*** Given data

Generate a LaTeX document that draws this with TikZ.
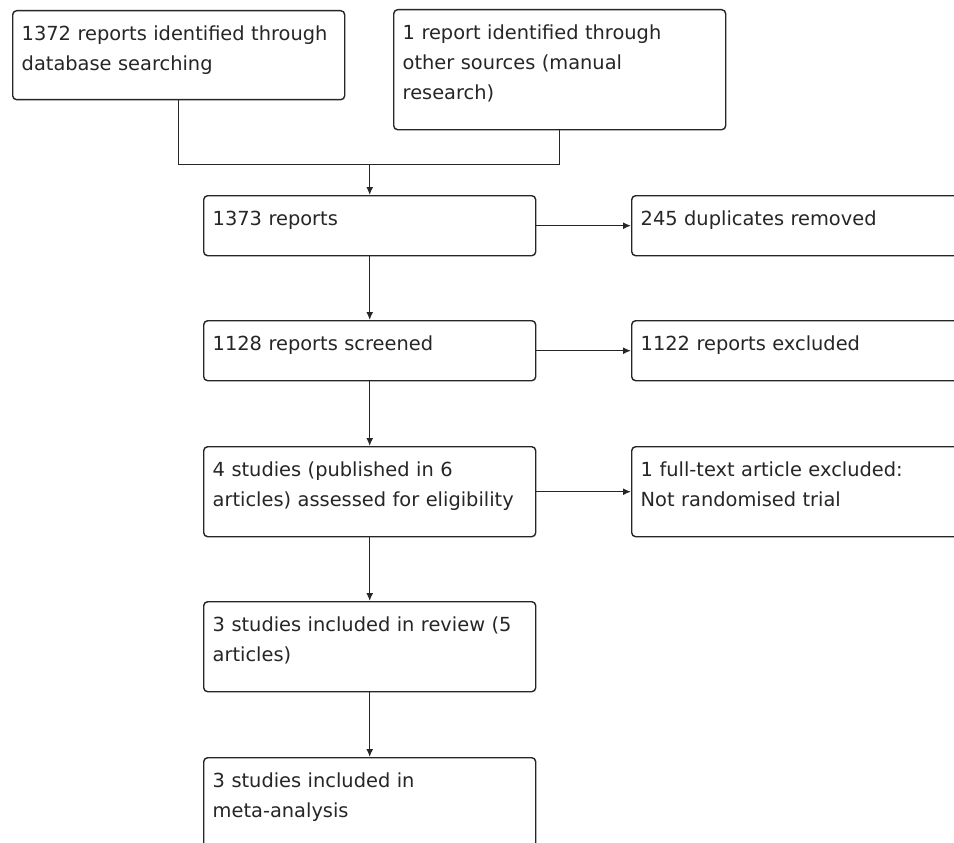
\documentclass[tikz,border=0pt]{standalone}
\usepackage{fontspec}
\setmainfont{DejaVu Sans}
\usetikzlibrary{arrows.meta}
\definecolor{ink}{HTML}{262626}
\tikzset{
  box/.style={draw=ink, line width=1.4pt, rounded corners=4pt, anchor=north west,
    inner xsep=9pt, inner ysep=9pt, text width=314pt, align=left,
    text height=21pt, text depth=21pt, text=ink,
    font=\fontsize{19.4}{30}\selectfont},
  link/.style={draw=ink, line width=1.4pt},
  arr/.style={link, -{Latex[length=8pt,width=7pt]}}
}
\begin{document}
\begin{tikzpicture}[x=1pt, y=-1pt]
\clip (0,0) rectangle (954,843);
\fill[white] (0,0) rectangle (954,843);
\node[box, text depth=50pt] (A) at (12,10) {1372 reports identified through\\database searching};
\node[box, text depth=81pt] (B) at (393,9) {1 report identified through\\other sources (manual\\research)};
\node[box] (C) at (203,195) {1373 reports};
\node[box] (D) at (631,195) {245 duplicates removed};
\node[box] (E) at (203,320) {1128 reports screened};
\node[box] (F) at (631,320) {1122 reports excluded};
\node[box, text depth=51pt] (G) at (203,446) {4 studies (published in 6\\articles) assessed for eligibility};
\node[box, text depth=51pt] (H) at (631,446) {1 full-text article excluded:\\Not randomised trial};
\node[box, text depth=51pt] (I) at (203,601) {3 studies included in review (5\\articles)};
\node[box, text depth=51pt] (J) at (203,757) {3 studies included in\\meta-analysis};
\coordinate (j) at (C.north |- A.south);
\coordinate (j) at ([yshift=-64pt]j);
\draw[link] (A.south) |- (j) -| (B.south);
\draw[arr] (j) -- (C.north);
\draw[arr] (C) -- (E);
\draw[arr] (E) -- (G);
\draw[arr] (G) -- (I);
\draw[arr] (I) -- (J);
\draw[arr] (C) -- (D);
\draw[arr] (E) -- (F);
\draw[arr] (G) -- (H);
\end{tikzpicture}
\end{document}
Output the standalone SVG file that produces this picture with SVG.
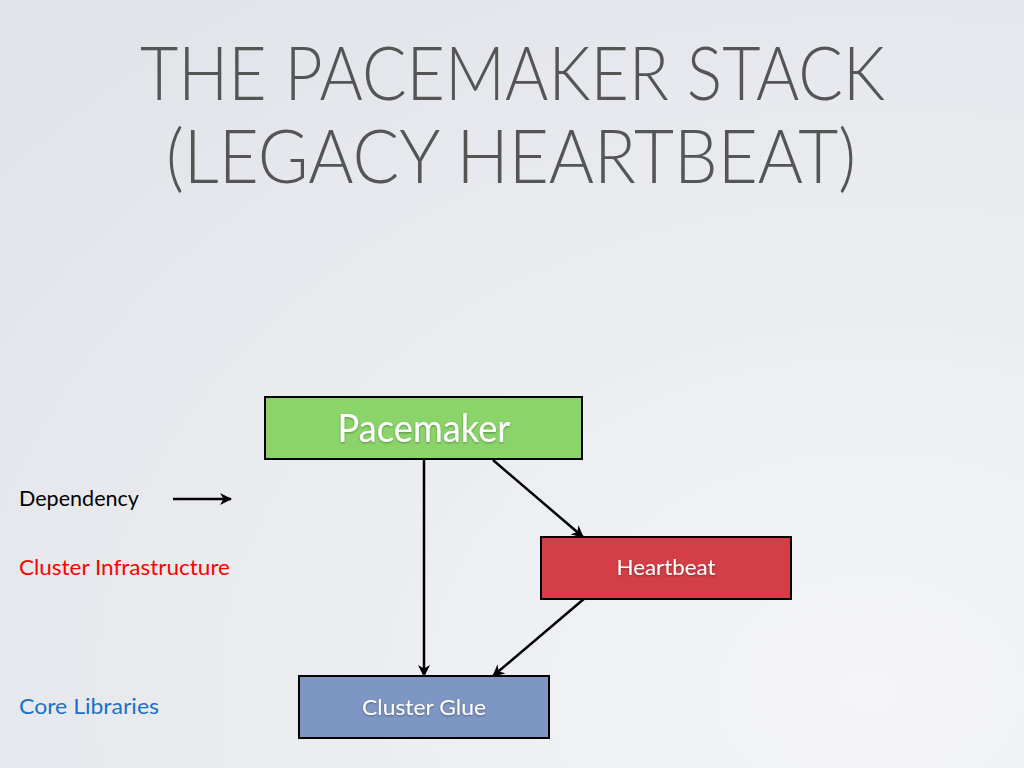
<svg xmlns="http://www.w3.org/2000/svg" width="1024" height="768" viewBox="0 0 1024 768">
<defs>
<radialGradient id="bg" cx="0.85" cy="0.9" r="1.1">
<stop offset="0" stop-color="#f5f5f7"/>
<stop offset="1" stop-color="#e1e4e9"/>
</radialGradient>
<marker id="ah" viewBox="0 0 12 12" refX="11" refY="6" markerWidth="12" markerHeight="12" orient="auto" markerUnits="userSpaceOnUse">
<path d="M0,0 L12,6 L0,12 L3.5,6 Z" fill="#000"/>
</marker>
<filter id="sh" x="-10%" y="-20%" width="120%" height="140%">
<feDropShadow dx="0" dy="1" stdDeviation="1" flood-color="#000" flood-opacity="0.35"/>
</filter>
</defs>
<style>
.title{font-family:"Lato","Open Sans","Liberation Sans",sans-serif;font-weight:300;font-size:74px;fill:#555555}
.box{stroke:#000;stroke-width:2}
.lbl{font-family:"Lato","Open Sans","Liberation Sans",sans-serif;fill:#ffffff;text-anchor:middle}
.leg{font-family:"Lato","Open Sans","Liberation Sans",sans-serif;font-size:21px}
.conn{stroke:#000;stroke-width:2.5;fill:none}
</style>
<rect width="1024" height="768" fill="url(#bg)"/>
<g id="title">
<text class="title" x="140" y="100" textLength="745" lengthAdjust="spacingAndGlyphs">THE PACEMAKER STACK</text>
<text class="title" x="166" y="183" textLength="690" lengthAdjust="spacingAndGlyphs">(LEGACY HEARTBEAT)</text>
</g>
<g id="legend">
<text class="leg" x="19" y="506" fill="#000" textLength="120" lengthAdjust="spacingAndGlyphs">Dependency</text>
<text class="leg" x="19" y="575" fill="#ff0000" textLength="211" lengthAdjust="spacingAndGlyphs">Cluster Infrastructure</text>
<text class="leg" x="19" y="714" fill="#1a72c4" textLength="140" lengthAdjust="spacingAndGlyphs">Core Libraries</text>
</g>
<g id="connectors">
<line class="conn" x1="173" y1="499" x2="231" y2="499" marker-end="url(#ah)"/>
<line class="conn" x1="424" y1="460" x2="424" y2="676" marker-end="url(#ah)"/>
<line class="conn" x1="493" y1="460" x2="583" y2="537" marker-end="url(#ah)"/>
<line class="conn" x1="585" y1="598" x2="493" y2="676" marker-end="url(#ah)"/>
</g>
<g id="node-pacemaker">
<rect class="box" x="265" y="397" width="317" height="62" fill="#8ad46a"/>
<text class="lbl" x="424" y="442" font-size="38" filter="url(#sh)" textLength="173" lengthAdjust="spacingAndGlyphs">Pacemaker</text>
</g>
<g id="node-heartbeat">
<rect class="box" x="541" y="537" width="250" height="62" fill="#d33e47"/>
<text class="lbl" x="666" y="575" font-size="21" filter="url(#sh)" textLength="99" lengthAdjust="spacingAndGlyphs">Heartbeat</text>
</g>
<g id="node-clusterglue">
<rect class="box" x="299" y="676" width="250" height="62" fill="#7e96c3"/>
<text class="lbl" x="424" y="715" font-size="21" filter="url(#sh)" textLength="124" lengthAdjust="spacingAndGlyphs">Cluster Glue</text>
</g>
</svg>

******

* [What to do]:
Every entry must be transcribed exactly. Pictures do not belong in the copy.

* [Exercise result]:
Generate a LaTeX document that draws this with TikZ.
\documentclass[tikz,border=0pt]{standalone}
\usepackage{fontspec}
\setmainfont{DejaVu Sans}
\usetikzlibrary{arrows.meta}
\definecolor{ink}{HTML}{262626}
\tikzset{
  box/.style={draw=ink, line width=1.4pt, rounded corners=4pt, anchor=north west,
    inner xsep=9pt, inner ysep=9pt, text width=314pt, align=left,
    text height=21pt, text depth=21pt, text=ink,
    font=\fontsize{19.4}{30}\selectfont},
  link/.style={draw=ink, line width=1.4pt},
  arr/.style={link, -{Latex[length=8pt,width=7pt]}}
}
\begin{document}
\begin{tikzpicture}[x=1pt, y=-1pt]
\clip (0,0) rectangle (954,843);
\fill[white] (0,0) rectangle (954,843);
\node[box, text depth=50pt] (A) at (12,10) {1372 reports identified through\\database searching};
\node[box, text depth=81pt] (B) at (393,9) {1 report identified through\\other sources (manual\\research)};
\node[box] (C) at (203,195) {1373 reports};
\node[box] (D) at (631,195) {245 duplicates removed};
\node[box] (E) at (203,320) {1128 reports screened};
\node[box] (F) at (631,320) {1122 reports excluded};
\node[box, text depth=51pt] (G) at (203,446) {4 studies (published in 6\\articles) assessed for eligibility};
\node[box, text depth=51pt] (H) at (631,446) {1 full-text article excluded:\\Not randomised trial};
\node[box, text depth=51pt] (I) at (203,601) {3 studies included in review (5\\articles)};
\node[box, text depth=51pt] (J) at (203,757) {3 studies included in\\meta-analysis};
\coordinate (j) at (C.north |- A.south);
\coordinate (j) at ([yshift=-64pt]j);
\draw[link] (A.south) |- (j) -| (B.south);
\draw[arr] (j) -- (C.north);
\draw[arr] (C) -- (E);
\draw[arr] (E) -- (G);
\draw[arr] (G) -- (I);
\draw[arr] (I) -- (J);
\draw[arr] (C) -- (D);
\draw[arr] (E) -- (F);
\draw[arr] (G) -- (H);
\end{tikzpicture}
\end{document}
Output the standalone SVG file that produces this picture with SVG.
<svg xmlns="http://www.w3.org/2000/svg" width="1024" height="768" viewBox="0 0 1024 768">
<defs>
<radialGradient id="bg" cx="0.85" cy="0.9" r="1.1">
<stop offset="0" stop-color="#f5f5f7"/>
<stop offset="1" stop-color="#e1e4e9"/>
</radialGradient>
<marker id="ah" viewBox="0 0 12 12" refX="11" refY="6" markerWidth="12" markerHeight="12" orient="auto" markerUnits="userSpaceOnUse">
<path d="M0,0 L12,6 L0,12 L3.5,6 Z" fill="#000"/>
</marker>
<filter id="sh" x="-10%" y="-20%" width="120%" height="140%">
<feDropShadow dx="0" dy="1" stdDeviation="1" flood-color="#000" flood-opacity="0.35"/>
</filter>
</defs>
<style>
.title{font-family:"Lato","Open Sans","Liberation Sans",sans-serif;font-weight:300;font-size:74px;fill:#555555}
.box{stroke:#000;stroke-width:2}
.lbl{font-family:"Lato","Open Sans","Liberation Sans",sans-serif;fill:#ffffff;text-anchor:middle}
.leg{font-family:"Lato","Open Sans","Liberation Sans",sans-serif;font-size:21px}
.conn{stroke:#000;stroke-width:2.5;fill:none}
</style>
<rect width="1024" height="768" fill="url(#bg)"/>
<g id="title">
<text class="title" x="140" y="100" textLength="745" lengthAdjust="spacingAndGlyphs">THE PACEMAKER STACK</text>
<text class="title" x="166" y="183" textLength="690" lengthAdjust="spacingAndGlyphs">(LEGACY HEARTBEAT)</text>
</g>
<g id="legend">
<text class="leg" x="19" y="506" fill="#000" textLength="120" lengthAdjust="spacingAndGlyphs">Dependency</text>
<text class="leg" x="19" y="575" fill="#ff0000" textLength="211" lengthAdjust="spacingAndGlyphs">Cluster Infrastructure</text>
<text class="leg" x="19" y="714" fill="#1a72c4" textLength="140" lengthAdjust="spacingAndGlyphs">Core Libraries</text>
</g>
<g id="connectors">
<line class="conn" x1="173" y1="499" x2="231" y2="499" marker-end="url(#ah)"/>
<line class="conn" x1="424" y1="460" x2="424" y2="676" marker-end="url(#ah)"/>
<line class="conn" x1="493" y1="460" x2="583" y2="537" marker-end="url(#ah)"/>
<line class="conn" x1="585" y1="598" x2="493" y2="676" marker-end="url(#ah)"/>
</g>
<g id="node-pacemaker">
<rect class="box" x="265" y="397" width="317" height="62" fill="#8ad46a"/>
<text class="lbl" x="424" y="442" font-size="38" filter="url(#sh)" textLength="173" lengthAdjust="spacingAndGlyphs">Pacemaker</text>
</g>
<g id="node-heartbeat">
<rect class="box" x="541" y="537" width="250" height="62" fill="#d33e47"/>
<text class="lbl" x="666" y="575" font-size="21" filter="url(#sh)" textLength="99" lengthAdjust="spacingAndGlyphs">Heartbeat</text>
</g>
<g id="node-clusterglue">
<rect class="box" x="299" y="676" width="250" height="62" fill="#7e96c3"/>
<text class="lbl" x="424" y="715" font-size="21" filter="url(#sh)" textLength="124" lengthAdjust="spacingAndGlyphs">Cluster Glue</text>
</g>
</svg>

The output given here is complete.